The Byrdland is the first of Gibson’s Thinline series. Many guitarists did not desire the bulk of a traditional archtop guitar such as Gibson’s L-5, one of Gibson’s top models. The Byrdland, with its overall depth of 2+1⁄4 in (5.7 cm), is thinner than the L-5’s 3+3⁄8 in (8.6 cm) depth. Gibson’s president, Ted McCarty, sought opinions and ideas about new products. The suggestions from Byrd and Garland led to the development of the Byrdland. The Byrdland, first made in 1955, is essentially a custom-built, thinner, L-5CES (Cutaway-Electric-Spanish). Later, the two specified a shorter scale and narrower-than-standard neck. Guitarists who had an opportunity to play Gibson samples liked the Byrdland’s short scale neck (23+1⁄2 in [60 cm]), which facilitated intricate single-note patterns and unusual stretched chord voicings. The Byrdland then became a regular production instrument. One thing which hampered the instrument’s popularity in the ensuing years was the narrow neck width (1+5⁄8 in [4.1 cm] at the nut, as opposed to Gibson’s standard nut width of 1+11⁄16 in [4.3 cm]). Gibson developed the ES-350T from the Byrdland using less-costly hardware and detailing, and offered it as a less expensive model. While that model was also designed with jazz guitarists in mind, it became synonymous with Rock ‘n Roll star Chuck Berry through the late 1950s.

From 1955 to 1960, Gibson made the Byrdland with a rounded Venetian cutaway. (The illustration shows the Venetian style.) From 1961 to 1968, it used the sharp-edged Florentine cutaway, returning to the Venetian in 1969. The model was in production from 1955 through early 1969 with the narrow nut width.
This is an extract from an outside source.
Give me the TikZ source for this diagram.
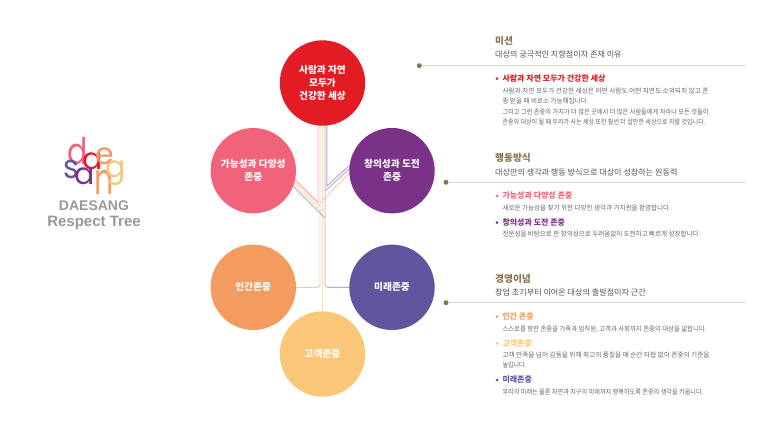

In 1969, the nut width was changed to the standard 1+11⁄16 in (4.3 cm), although some 1970s examples were produced with the narrower width.

In the mid-1960s, guitarist Ted Nugent began using a Byrdland, an unusual choice considering Nugent’s high-volume style of music. The hollow-bodied design of the guitar caused feedback at higher levels of gain and volume, which would normally make it impractical for hard rock and similar styles, but Nugent controlled this feedback and incorporated it into his playing.